The date is traditionally assigned as 9 March 1842 and the story is that López, part-owner of Rancho San Francisco in the modern Santa Clarita area north of Los Angeles, was with a couple of ranch workers when they stopped in a canyon to rest. López allegedly napped under an oak tree and had a dream that led to his pulling up wild onions that revealed gold on the roots.

It is true that a gold rush of sorts erupted in what became known as Placerita Canyon, where surface placer mining took place and from which F.P.F. Temple sold gold dust through his brother Abraham at the national mint in Philadelphia. What isn’t known is whether the gold was found in spring 1842 or the prior year or the exact location of the find.
Francisca, her relative Catalina López (whose family adobe is a historic landmark in the City of San Fernando), and Charles Prudhomme, another descendant of early local families, declared they located the oak tree under which Francisco López made his discovery and this has become enshrined in a memorial now at Placerita Canyon Park, though the date and location are up for dispute.
Francisca also wrote a 1929 reminiscence of her family’s settlement of Paredon Blanco (White Bluff), later known as Boyle Heights (founded by William H. Workman, nephew of Homestead owners William and Nicolasa Workman) and donated artifacts to the Los Angeles Museum of History, Science and Art, now the Natural History Museum of Los Angeles County.

As for Bilderrain adobe, it was razed as the area was reconfigured, including the removal of Buena Vista Street to make way for the rerouting of Broadway.
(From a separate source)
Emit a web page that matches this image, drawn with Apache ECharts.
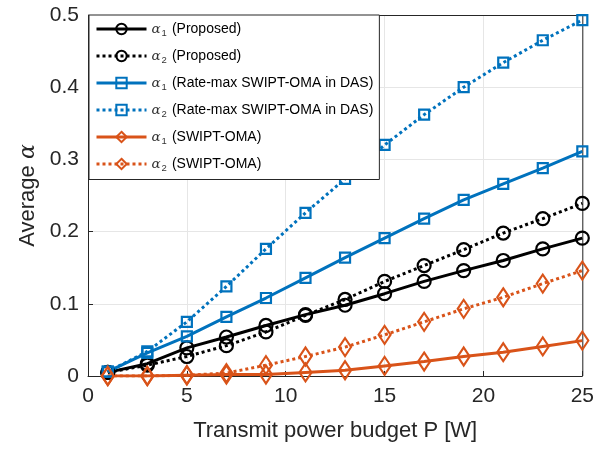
<!DOCTYPE html>
<html><head><meta charset="utf-8">
<script src="https://cdn.jsdelivr.net/npm/echarts@6/dist/echarts.min.js"></script>
<style>html,body{margin:0;padding:0;background:#fff}#c{width:597px;height:452px}</style>
</head><body><div id="c"></div>
<script>
const xValues = [1,3,5,7,9,11,13,15,17,19,21,23,25];
const a1Proposed = [0.005,0.017,0.039,0.054,0.070,0.085,0.098,0.114,0.131,0.146,0.160,0.176,0.191];
const a2Proposed = [0.005,0.015,0.027,0.042,0.061,0.084,0.106,0.131,0.153,0.175,0.198,0.218,0.239];
const a1RateMax = [0.006,0.032,0.055,0.082,0.108,0.136,0.164,0.191,0.218,0.244,0.266,0.288,0.311];
const a2RateMax = [0.006,0.034,0.075,0.124,0.176,0.226,0.273,0.320,0.362,0.400,0.434,0.465,0.493];
const a1Swipt = [0,0,0.001,0.002,0.002,0.005,0.008,0.014,0.020,0.027,0.033,0.041,0.049];
const a2Swipt = [0,0,0.001,0.004,0.015,0.027,0.040,0.057,0.075,0.093,0.109,0.128,0.146];
const legendNames = ['{a|α}{s|1}(Proposed)','{a|α}{s|2}(Proposed)','{a|α}{s|1}(Rate-max SWIPT-OMA in DAS)','{a|α}{s|2}(Rate-max SWIPT-OMA in DAS)','{a|α}{s|1}(SWIPT-OMA)','{a|α}{s|2}(SWIPT-OMA)'];
const xTicks = [0,5,10,15,20,25];
const yTicks = [0,0.1,0.2,0.3,0.4,0.5];

const BLUE='#0072BD', ORANGE='#D95319', BLACK='#000000';
function mk(name, data, color, dashed, symbol, size){
  return {
    name, type:'line', data: xValues.map((x,i)=>[x,data[i]]),
    symbol, symbolSize:size, showAllSymbol:true,
    lineStyle:{color, width:3, type: dashed? [3,3]:'solid'},
    itemStyle:{color:'rgba(255,255,255,0)', borderColor:color, borderWidth:2.2},
    emphasis:{disabled:true}, animation:false, z: 3
  };
}
const chart = echarts.init(document.getElementById('c'));
chart.setOption({
  backgroundColor:'#fff',
  animation:false,
  grid:{left:88, right:14, top:15, bottom:76},
  xAxis:{type:'value', min:0, max:25, interval:5,
    name:'Transmit power budget P [W]', nameLocation:'middle', nameGap:44,
    nameTextStyle:{fontFamily:'Liberation Sans, Arial', fontSize:22, color:'#262626'},
    axisLine:{show:true, onZero:false, lineStyle:{color:'#262626', width:1}},
    axisTick:{show:true, inside:true, length:5, lineStyle:{color:'#262626'}},
    axisLabel:{fontFamily:'Liberation Sans, Arial', fontSize:21, color:'#262626', margin:10,
      formatter:v=>xTicks.includes(v)?String(v):''},
    splitLine:{show:true, lineStyle:{color:'#e6e6e6', width:1}}
  },
  yAxis:{type:'value', min:0, max:0.5, interval:0.1,
    name:'Average {i|α}', nameLocation:'middle', nameGap:47, nameRotate:90,
    nameTextStyle:{fontFamily:'Liberation Sans, Arial', fontSize:22, color:'#262626',
      rich:{i:{fontFamily:'DejaVu Serif', fontStyle:'italic', fontSize:22, color:'#262626'}}},
    axisLine:{show:true, lineStyle:{color:'#262626', width:1}},
    axisTick:{show:true, inside:true, length:5, lineStyle:{color:'#262626'}},
    axisLabel:{fontFamily:'Liberation Sans, Arial', fontSize:21, color:'#262626', margin:9,
      formatter:v=>{const t=yTicks.find(y=>Math.abs(y-v)<1e-9);return t===undefined?'':(t===0?'0':String(+t.toFixed(1)));}},
    splitLine:{show:true, lineStyle:{color:'#e6e6e6', width:1}}
  },
  legend:{
    orient:'vertical', left:89, top:15, itemWidth:50, itemHeight:13, itemGap:10.5,
    backgroundColor:'#fff', borderColor:'#262626', borderWidth:1, padding:[7,6,6,6],
    lineStyle:{width:3},
    textStyle:{fontFamily:'Liberation Sans, Arial', fontSize:14, color:'#000',
      rich:{a:{fontFamily:'DejaVu Serif', fontStyle:'italic', fontSize:13.5, color:'#333'},
            s:{fontSize:9.5, color:'#333', padding:[9,5,0,1]}}},
    data: legendNames.map(n=>({name:n}))
  },
  series:[
    mk(legendNames[0], a1Proposed, BLACK, false, 'circle', 13),
    mk(legendNames[1], a2Proposed, BLACK, true, 'circle', 13),
    mk(legendNames[2], a1RateMax, BLUE, false, 'rect', 10),
    mk(legendNames[3], a2RateMax, BLUE, true, 'rect', 10),
    mk(legendNames[4], a1Swipt, ORANGE, false, 'diamond', [12,18]),
    mk(legendNames[5], a2Swipt, ORANGE, true, 'diamond', [12,18])
  ],
  graphic:[]
});
const g = chart.getModel().getComponent('grid').coordinateSystem.getRect();
chart.setOption({graphic:[
  {type:'line', shape:{x1:g.x, y1:g.y+0.5, x2:g.x+g.width, y2:g.y+0.5}, style:{stroke:'#262626', lineWidth:1}, z:1},
  {type:'line', shape:{x1:g.x+g.width+0.5, y1:g.y, x2:g.x+g.width+0.5, y2:g.y+g.height}, style:{stroke:'#262626', lineWidth:1}, z:1}
]});
</script></body></html>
Meanwhile, this photograph, like so many others like it and other types of historic artifacts, has a surface content and value, but a little exploring and deeper digging can reveal much more of interest and significance. In this case, it is the unsavory history of the lumberyard and the remarkable story of the Bilderrain family, who are otherwise long forgotten.
Thank you for posting this fascintating family history of my ancestors in the Los Angeles/Baja California area.